Have you noticed how pain, risk, and even death have always had an audience? Since ancient times, humanity has turned suffering into spectacle. Roman gladiators, medieval duels, public executions, reality shows… and now, TikTok and Instagram.
The film Gamer (2009) pushed this logic to the extreme: real people controlled like avatars by remote players, losing autonomy before a global audience. It looks like science fiction — but is it really that far from our reality?
From the Arena to the Feed
History repeats itself in different arenas:
- In Ancient Egypt, reliefs show combat staged before viewers.

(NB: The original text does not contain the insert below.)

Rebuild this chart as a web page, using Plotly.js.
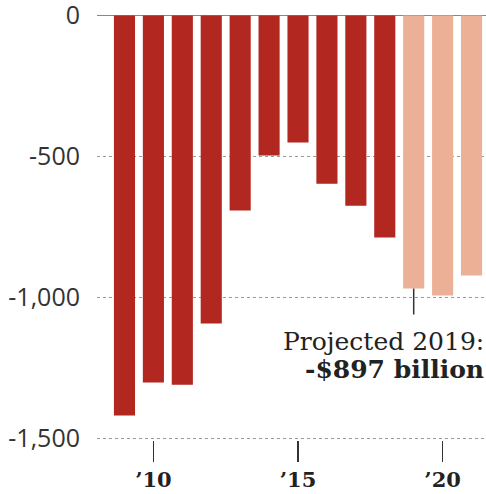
<!DOCTYPE html>
<html><head><meta charset="utf-8">
<script src="https://cdn.plot.ly/plotly-3.0.1.min.js"></script>
<style>html,body{margin:0;padding:0;background:#fff;}#chart{width:486px;height:494px;}</style>
</head><body><div id="chart"></div>
<script>
const years = [2009,2010,2011,2012,2013,2014,2015,2016,2017,2018,2019,2020,2021];
const deficits = [-1418,-1301,-1309,-1092,-691,-496,-450,-596,-674,-787,-968,-993,-922];
const projected = [false,false,false,false,false,false,false,false,false,false,true,true,true];
const yTickVals = [0,-500,-1000,-1500];
const yTickText = ['0','-500','-1,000','-1,500'];
const xTickVals = [2010,2015,2020];
const xTickText = ['’10','’15','’20'];
const noteYear = 2019;
const noteLine1 = 'Projected 2019:';
const noteLine2 = '-$897 billion';

const colors = projected.map(p => p ? '#ebb095' : '#b2271f');
const noteIdx = years.indexOf(noteYear);

const trace = {
  type:'bar', x:years, y:deficits, width:0.73,
  marker:{color:colors, line:{width:0}}, hoverinfo:'skip'
};
const layout = {
  width:486, height:494,
  margin:{l:97, r:0, t:15, b:54},
  paper_bgcolor:'#fff', plot_bgcolor:'#fff',
  showlegend:false,
  xaxis:{range:[2008.05,2021.5], tickmode:'array', tickvals:xTickVals, ticktext:xTickText,
    ticks:'outside', ticklen:21, tickwidth:1.5, tickcolor:'#333',
    showgrid:false, zeroline:false, showline:false,
    tickfont:{family:'DejaVu Serif', size:21, color:'#222', weight:'bold'}},
  yaxis:{range:[-1505,2], tickmode:'array', tickvals:yTickVals, ticktext:yTickText,
    showgrid:true, gridcolor:'#999', griddash:'dot', gridwidth:1.5,
    zeroline:true, zerolinecolor:'#888', zerolinewidth:1.5,
    showline:false, ticks:'', ticklabelstandoff:16, ticklabeloverflow:'allow',
    tickfont:{family:'Open Sans', size:25, color:'#333'}},
  shapes:[{type:'line', xref:'x', yref:'y', x0:noteYear, x1:noteYear,
    y0:deficits[noteIdx], y1:-1060, line:{color:'#333', width:1.5}}],
  annotations:[
    {xref:'paper', yref:'paper', x:1, y:1, xanchor:'right', yanchor:'top', showarrow:false,
     yshift:-310, text:noteLine1, font:{family:'DejaVu Serif', size:25, color:'#222'}},
    {xref:'paper', yref:'paper', x:1, y:1, xanchor:'right', yanchor:'top', showarrow:false,
     yshift:-338, text:'<b>'+noteLine2+'</b>', font:{family:'DejaVu Serif', size:25, color:'#222'}}
  ]
};
Plotly.newPlot('chart',[trace],layout,{displayModeBar:false, staticPlot:true});
</script></body></html>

- In Mesoamerica, the Maya ballgame sometimes ended with the losers being sacrificed.
- In early modern times, executions became public events that crowds would gather to watch.
Today, the stage is digital. The weapons are smartphones and algorithms.
The Challenges That Scare Us
Remember the Blue Whale Challenge, where young people were led step by step into self-harm and even suicide? Or the Skull Breaker Challenge, where teenagers were deliberately tripped mid-jump, ending up in hospital?
Other examples, like the Fire Challenge (setting one’s body on fire) or the Bird Box Challenge (doing daily tasks blindfolded, inspired by the Netflix film), show that the spectacularisation of risk is alive and well. Only now it fits into short videos and can go viral within seconds.
When the Audience Decides
Live streaming makes this even clearer: audiences can decide what happens in real time. Twitch Plays Pokémon showed millions of users typing commands to control a single character. Funny? Yes. But also unsettling — it reveals the collective power to influence behavior at a distance.
From Fiction to Reality
Gamer imagined a dystopian future. But in a way, we’re already living smaller versions of that dystopia. Platforms reward us with points, streaks, and likes. Apps gamify everything from learning languages to shopping. Young people take risks for visibility while spectators cheer, share, and ask for “one more time.”
What’s Next?
The question is no longer if we will reach the Gamer era, but when. With companies like Neuralink testing brain implants, the line between body and technology is fading.
What once looked like science fiction may soon be everyday reality. And maybe the bigger question is: are we ready for a world where living, playing, and obeying become the same thing?